Dez anos atrás, a família da Lucineide da Silva ficou menor depois que um jacaré avançou no seu filho de cinco anos. Ela estava lavando roupa na beira do lago, quando o menino Felipe foi puxado de repente. A dor da Lucineide deu forças para que a comunidade do Cuniã se unisse e criasse um projeto de manejo junto ao ICMBIO, Instituto Chico Mendes de Conservação da Biodiversidade, órgão do Ministério do Meio Ambiente que fiscaliza a reserva.
“Foi todo um processo de amadurecimento. Não só nos princípios do manejo, mas também na questão de pesquisa que a vigilância exige e que o próprio mercado exige para que a carne tenha boa qualidade, de procedência garantida até o consumidor final”, explica Cristiano Andrey Souza do Vale, biólogo do ICMBIO. Mudou inclusive a maneira como a comunidade enxergou o jacaré.
“Eles viam o jacaré como uma ameaça, hoje já é um recurso. Eles cuidam dos jacarés e dos ninhos também. Eles conservam esse lugar tão bonito como é o Cuniã”, completa.
O manejo funciona assim: todo ano é feita uma contagem visual dos jacarés do lago e a partir daí se define a quantidade de animais que podem ser abatidos e comercializados.
Ana Delanir Flores é a bióloga que acompanha o trabalho na comunidade. “No Lago do Cuniã tem tanto jacaré como tem outras espécies. Tem uma grande variedade de animais aqui dentro. Peixes, aves, vários mamíferos. Por isso o jacaré achou um berçário, um paraíso aqui no Cuniã”, diz.

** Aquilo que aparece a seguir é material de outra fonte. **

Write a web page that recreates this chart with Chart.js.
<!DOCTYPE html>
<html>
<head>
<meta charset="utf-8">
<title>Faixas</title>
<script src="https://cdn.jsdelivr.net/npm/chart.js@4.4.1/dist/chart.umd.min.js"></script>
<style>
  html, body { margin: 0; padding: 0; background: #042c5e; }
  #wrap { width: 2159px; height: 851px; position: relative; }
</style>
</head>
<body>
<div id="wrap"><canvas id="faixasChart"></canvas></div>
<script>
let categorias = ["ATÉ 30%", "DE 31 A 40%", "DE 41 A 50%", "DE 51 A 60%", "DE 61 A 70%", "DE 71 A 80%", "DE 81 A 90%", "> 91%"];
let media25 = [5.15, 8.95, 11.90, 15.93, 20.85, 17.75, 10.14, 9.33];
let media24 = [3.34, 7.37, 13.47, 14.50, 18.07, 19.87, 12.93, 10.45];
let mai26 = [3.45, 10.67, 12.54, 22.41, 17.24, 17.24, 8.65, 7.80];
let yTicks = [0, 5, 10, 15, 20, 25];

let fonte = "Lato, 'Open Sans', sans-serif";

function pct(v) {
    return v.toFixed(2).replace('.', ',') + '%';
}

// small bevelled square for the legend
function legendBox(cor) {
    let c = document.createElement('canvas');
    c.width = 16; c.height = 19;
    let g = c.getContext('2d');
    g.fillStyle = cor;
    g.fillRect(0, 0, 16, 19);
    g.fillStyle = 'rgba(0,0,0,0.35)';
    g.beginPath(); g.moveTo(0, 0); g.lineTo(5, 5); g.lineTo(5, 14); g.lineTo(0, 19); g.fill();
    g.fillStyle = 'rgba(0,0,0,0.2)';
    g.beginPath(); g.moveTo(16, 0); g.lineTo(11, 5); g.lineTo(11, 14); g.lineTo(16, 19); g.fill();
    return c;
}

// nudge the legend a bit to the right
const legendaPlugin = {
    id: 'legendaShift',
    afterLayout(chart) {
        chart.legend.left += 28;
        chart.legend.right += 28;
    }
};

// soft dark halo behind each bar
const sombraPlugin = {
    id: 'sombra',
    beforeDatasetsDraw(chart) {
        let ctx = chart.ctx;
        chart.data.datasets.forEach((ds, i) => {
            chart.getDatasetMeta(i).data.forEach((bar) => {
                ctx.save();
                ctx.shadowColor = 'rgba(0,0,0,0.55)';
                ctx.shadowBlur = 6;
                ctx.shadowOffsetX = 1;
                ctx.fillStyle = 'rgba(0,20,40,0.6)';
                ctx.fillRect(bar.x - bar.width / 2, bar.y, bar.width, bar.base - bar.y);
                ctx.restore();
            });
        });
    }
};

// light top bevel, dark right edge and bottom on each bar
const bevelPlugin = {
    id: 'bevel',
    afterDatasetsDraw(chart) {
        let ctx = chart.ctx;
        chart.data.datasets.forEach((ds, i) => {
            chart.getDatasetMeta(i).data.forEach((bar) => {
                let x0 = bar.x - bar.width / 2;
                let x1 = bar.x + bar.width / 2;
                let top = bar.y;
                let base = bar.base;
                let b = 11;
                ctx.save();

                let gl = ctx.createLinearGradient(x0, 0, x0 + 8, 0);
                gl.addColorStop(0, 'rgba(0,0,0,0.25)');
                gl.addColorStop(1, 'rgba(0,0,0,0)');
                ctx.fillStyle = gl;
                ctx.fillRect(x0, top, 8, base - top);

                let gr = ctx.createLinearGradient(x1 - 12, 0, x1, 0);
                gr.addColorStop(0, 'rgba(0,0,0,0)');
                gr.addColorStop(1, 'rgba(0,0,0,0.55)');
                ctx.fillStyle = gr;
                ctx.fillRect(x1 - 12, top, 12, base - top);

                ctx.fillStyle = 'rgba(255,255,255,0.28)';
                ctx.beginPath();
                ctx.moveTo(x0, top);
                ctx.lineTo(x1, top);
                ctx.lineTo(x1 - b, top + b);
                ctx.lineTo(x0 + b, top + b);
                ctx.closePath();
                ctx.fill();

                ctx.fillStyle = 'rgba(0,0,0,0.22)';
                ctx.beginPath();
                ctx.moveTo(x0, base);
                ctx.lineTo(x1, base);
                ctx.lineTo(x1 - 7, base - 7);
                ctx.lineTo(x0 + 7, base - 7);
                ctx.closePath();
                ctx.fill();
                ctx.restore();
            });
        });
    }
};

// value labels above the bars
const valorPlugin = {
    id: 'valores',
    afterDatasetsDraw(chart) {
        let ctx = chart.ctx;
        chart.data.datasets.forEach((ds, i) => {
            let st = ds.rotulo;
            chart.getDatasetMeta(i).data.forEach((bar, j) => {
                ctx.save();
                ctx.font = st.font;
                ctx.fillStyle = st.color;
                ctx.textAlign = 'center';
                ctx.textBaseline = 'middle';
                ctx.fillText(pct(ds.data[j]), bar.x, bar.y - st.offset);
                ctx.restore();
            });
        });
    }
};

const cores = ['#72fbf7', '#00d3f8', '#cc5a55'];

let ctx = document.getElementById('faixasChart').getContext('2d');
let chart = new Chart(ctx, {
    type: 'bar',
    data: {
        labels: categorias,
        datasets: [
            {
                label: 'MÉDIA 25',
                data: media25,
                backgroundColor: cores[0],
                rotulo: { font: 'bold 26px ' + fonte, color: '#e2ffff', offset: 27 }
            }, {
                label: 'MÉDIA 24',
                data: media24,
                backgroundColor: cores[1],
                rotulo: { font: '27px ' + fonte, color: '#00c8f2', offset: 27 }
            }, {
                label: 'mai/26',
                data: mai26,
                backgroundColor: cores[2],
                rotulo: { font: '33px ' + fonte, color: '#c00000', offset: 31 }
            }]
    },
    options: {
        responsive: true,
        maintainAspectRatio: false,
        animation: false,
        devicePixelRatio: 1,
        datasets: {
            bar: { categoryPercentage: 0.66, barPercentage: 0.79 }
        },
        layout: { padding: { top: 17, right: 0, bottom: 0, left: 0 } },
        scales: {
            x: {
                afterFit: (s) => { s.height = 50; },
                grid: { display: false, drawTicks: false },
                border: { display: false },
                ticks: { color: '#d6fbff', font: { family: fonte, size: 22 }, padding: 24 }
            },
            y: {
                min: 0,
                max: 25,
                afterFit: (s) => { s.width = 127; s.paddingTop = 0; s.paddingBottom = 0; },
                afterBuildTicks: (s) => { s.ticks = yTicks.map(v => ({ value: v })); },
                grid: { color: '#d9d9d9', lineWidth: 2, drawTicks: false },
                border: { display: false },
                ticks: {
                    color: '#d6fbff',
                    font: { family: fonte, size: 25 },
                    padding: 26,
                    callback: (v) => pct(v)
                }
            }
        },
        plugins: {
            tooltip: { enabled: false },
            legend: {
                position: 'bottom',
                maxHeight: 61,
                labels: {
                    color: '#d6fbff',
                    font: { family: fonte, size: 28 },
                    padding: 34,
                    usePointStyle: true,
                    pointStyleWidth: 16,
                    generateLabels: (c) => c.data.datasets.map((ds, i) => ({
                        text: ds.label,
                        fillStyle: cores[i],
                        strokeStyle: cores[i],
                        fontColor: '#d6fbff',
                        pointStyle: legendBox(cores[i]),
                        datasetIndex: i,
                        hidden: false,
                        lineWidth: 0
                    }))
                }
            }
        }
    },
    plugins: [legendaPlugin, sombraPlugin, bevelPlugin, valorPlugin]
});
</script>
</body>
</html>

O jacaré predominante do Lago do Cuniã é o jacaré-açu, conhecido também como Melanosuchus Níger, que significa ‘monstro negro gigante’. “Ele é agressivo e se sentir ameaçado vai ataca”, diz a bióloga.
O jacaré-açu pode chegar a seis metros de comprimento, enquanto o jacaré do Pantanal, por exemplo, não passa dos três metros. “O jacaré para ser abatido tem que ter no mínimo 1,80 metros e no máximo 2,98 metros. O peso varia entre 20 e 170 quilos”, diz Ana Delanir, bióloga.

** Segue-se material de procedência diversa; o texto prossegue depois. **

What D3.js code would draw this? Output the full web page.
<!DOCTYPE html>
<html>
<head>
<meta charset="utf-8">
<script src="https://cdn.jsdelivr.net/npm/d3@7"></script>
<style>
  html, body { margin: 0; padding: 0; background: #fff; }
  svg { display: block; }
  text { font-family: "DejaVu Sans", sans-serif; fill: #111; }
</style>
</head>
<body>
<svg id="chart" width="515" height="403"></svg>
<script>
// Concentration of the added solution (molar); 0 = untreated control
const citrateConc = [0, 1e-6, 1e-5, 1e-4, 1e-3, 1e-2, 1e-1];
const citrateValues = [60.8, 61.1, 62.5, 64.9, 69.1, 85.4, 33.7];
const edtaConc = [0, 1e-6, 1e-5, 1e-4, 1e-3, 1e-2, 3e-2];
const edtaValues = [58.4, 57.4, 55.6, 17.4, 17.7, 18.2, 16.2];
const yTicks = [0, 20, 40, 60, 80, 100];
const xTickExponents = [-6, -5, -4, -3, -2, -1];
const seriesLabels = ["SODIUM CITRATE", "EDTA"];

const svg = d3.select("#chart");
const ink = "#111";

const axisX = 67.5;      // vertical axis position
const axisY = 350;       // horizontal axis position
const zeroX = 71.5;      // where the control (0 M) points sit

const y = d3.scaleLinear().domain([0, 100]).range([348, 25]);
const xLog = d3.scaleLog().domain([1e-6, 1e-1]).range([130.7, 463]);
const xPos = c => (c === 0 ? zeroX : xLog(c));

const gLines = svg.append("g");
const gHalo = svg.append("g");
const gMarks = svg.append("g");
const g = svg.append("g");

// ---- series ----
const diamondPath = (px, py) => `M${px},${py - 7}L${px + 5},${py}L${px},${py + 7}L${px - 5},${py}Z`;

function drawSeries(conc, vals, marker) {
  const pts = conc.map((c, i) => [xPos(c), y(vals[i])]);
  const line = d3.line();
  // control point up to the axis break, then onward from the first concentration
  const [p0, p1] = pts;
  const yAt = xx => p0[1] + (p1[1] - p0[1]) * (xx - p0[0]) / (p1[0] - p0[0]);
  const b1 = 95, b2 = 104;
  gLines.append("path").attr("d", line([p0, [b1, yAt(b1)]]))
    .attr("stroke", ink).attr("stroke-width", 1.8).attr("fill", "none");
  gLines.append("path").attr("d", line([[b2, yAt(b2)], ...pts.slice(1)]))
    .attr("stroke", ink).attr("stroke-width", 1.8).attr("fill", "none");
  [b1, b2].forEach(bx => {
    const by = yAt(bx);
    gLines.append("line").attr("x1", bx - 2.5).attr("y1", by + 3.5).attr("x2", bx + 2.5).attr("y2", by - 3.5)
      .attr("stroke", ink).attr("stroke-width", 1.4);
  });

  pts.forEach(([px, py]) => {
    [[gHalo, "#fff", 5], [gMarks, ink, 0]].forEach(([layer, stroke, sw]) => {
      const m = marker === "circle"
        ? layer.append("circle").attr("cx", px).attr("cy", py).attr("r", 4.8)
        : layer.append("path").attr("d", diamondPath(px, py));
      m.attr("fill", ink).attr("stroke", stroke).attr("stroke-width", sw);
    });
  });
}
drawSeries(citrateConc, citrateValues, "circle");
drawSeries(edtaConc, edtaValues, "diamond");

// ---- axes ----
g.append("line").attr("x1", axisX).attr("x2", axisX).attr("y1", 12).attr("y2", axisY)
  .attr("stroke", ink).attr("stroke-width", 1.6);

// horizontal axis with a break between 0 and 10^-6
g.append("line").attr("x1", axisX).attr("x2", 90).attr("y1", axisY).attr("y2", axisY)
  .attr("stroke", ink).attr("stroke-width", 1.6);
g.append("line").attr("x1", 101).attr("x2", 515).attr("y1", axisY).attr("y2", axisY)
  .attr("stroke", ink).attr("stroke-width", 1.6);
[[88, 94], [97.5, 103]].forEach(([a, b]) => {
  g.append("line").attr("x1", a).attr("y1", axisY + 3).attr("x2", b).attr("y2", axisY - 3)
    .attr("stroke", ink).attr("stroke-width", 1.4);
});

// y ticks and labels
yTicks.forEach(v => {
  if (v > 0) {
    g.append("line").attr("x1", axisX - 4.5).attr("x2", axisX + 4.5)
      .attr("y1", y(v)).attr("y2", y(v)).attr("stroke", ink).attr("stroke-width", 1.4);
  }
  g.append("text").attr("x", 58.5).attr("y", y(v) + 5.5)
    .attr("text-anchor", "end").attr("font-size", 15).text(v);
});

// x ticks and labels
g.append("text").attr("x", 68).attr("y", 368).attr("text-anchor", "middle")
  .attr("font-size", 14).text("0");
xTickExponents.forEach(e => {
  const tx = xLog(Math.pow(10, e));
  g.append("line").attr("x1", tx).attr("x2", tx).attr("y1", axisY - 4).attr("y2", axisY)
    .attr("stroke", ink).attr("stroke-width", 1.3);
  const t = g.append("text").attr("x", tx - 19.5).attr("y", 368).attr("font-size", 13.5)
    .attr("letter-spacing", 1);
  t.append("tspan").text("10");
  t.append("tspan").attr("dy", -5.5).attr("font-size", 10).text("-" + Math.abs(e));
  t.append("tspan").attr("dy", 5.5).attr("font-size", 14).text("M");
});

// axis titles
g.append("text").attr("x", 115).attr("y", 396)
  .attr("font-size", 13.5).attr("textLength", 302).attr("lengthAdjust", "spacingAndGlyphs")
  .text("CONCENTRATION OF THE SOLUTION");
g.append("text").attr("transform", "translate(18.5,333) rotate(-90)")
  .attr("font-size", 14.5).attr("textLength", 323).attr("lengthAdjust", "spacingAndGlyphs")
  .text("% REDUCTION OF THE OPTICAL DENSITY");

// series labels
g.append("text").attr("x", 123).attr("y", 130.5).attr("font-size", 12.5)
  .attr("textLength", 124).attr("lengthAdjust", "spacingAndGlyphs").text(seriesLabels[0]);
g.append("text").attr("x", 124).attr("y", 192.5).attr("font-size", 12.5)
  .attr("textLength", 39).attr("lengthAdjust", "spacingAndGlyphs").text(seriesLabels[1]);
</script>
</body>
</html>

A captura é o momento mais tenso no manejo de jacaré no Lago do Cuniã, em Rondônia. O trabalho é feito à noite porque é quando os animais se tornam mais vulneráveis.
Os homens que saem para a caça são os chamados jacarezeiros, uma mistura de pescador e aventureiro, que se especializaram na captura de jacaré na natureza. Gente da própria comunidade, que encontrou nesse trabalho uma nova profissão.

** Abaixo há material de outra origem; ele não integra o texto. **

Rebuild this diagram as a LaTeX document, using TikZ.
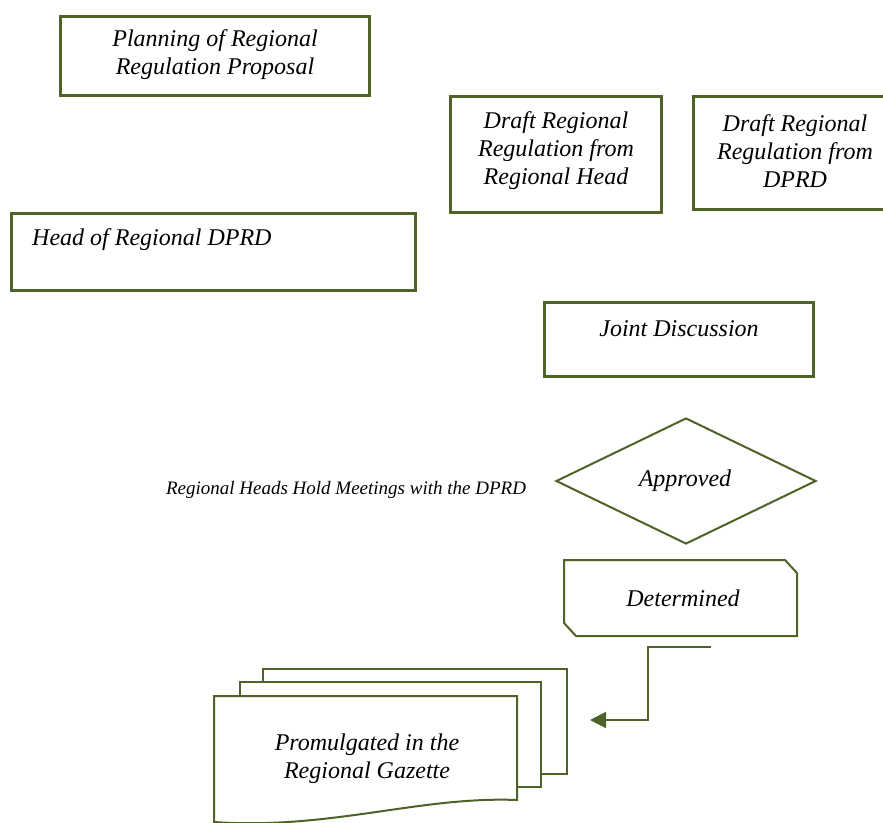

O momento mais delicado na captura do jacaré é a hora de laçá-lo. Tem que ter o máximo de silêncio e o mínimo de agito. O jacarezeiro tem que ser preciso para o animal não fugir. Tudo isso, só com a luz da lanterna.
É necessário saber o sexo do jacaré porque no Cuniã há mais machos do que fêmeas, por isso, só os machos podem ser capturados. Uma fita é passada na boca do jacaré, e outra nos olhos. Já dentro do barco, as patas são amarradas para trás e os jacarezeiros verificam se o tamanho está dentro do padrão.
Quando saem para a caçada, cada equipe tem uma meta. Na noite em que a reportagem acompanhou o trabalho no Lago do Cuniã, cada uma das quatro equipes tinha que capturar três jacarés.
O trabalho demora porque os jacarezeiros encontram muitos animais bravos, fêmeas que precisam ser devolvidas para o lago, sem contar as inúmeras tentativas de captura que não dão certo.
Quando a cota da noite é atingida, eles voltam para a comunidade satisfeitos. E assim se encerra mais uma noite de captura de jacaré no lago do Cuniã. Um trabalho que une preservação ambiental com desenvolvimento econômico e social, o tripé da sustentabilidade.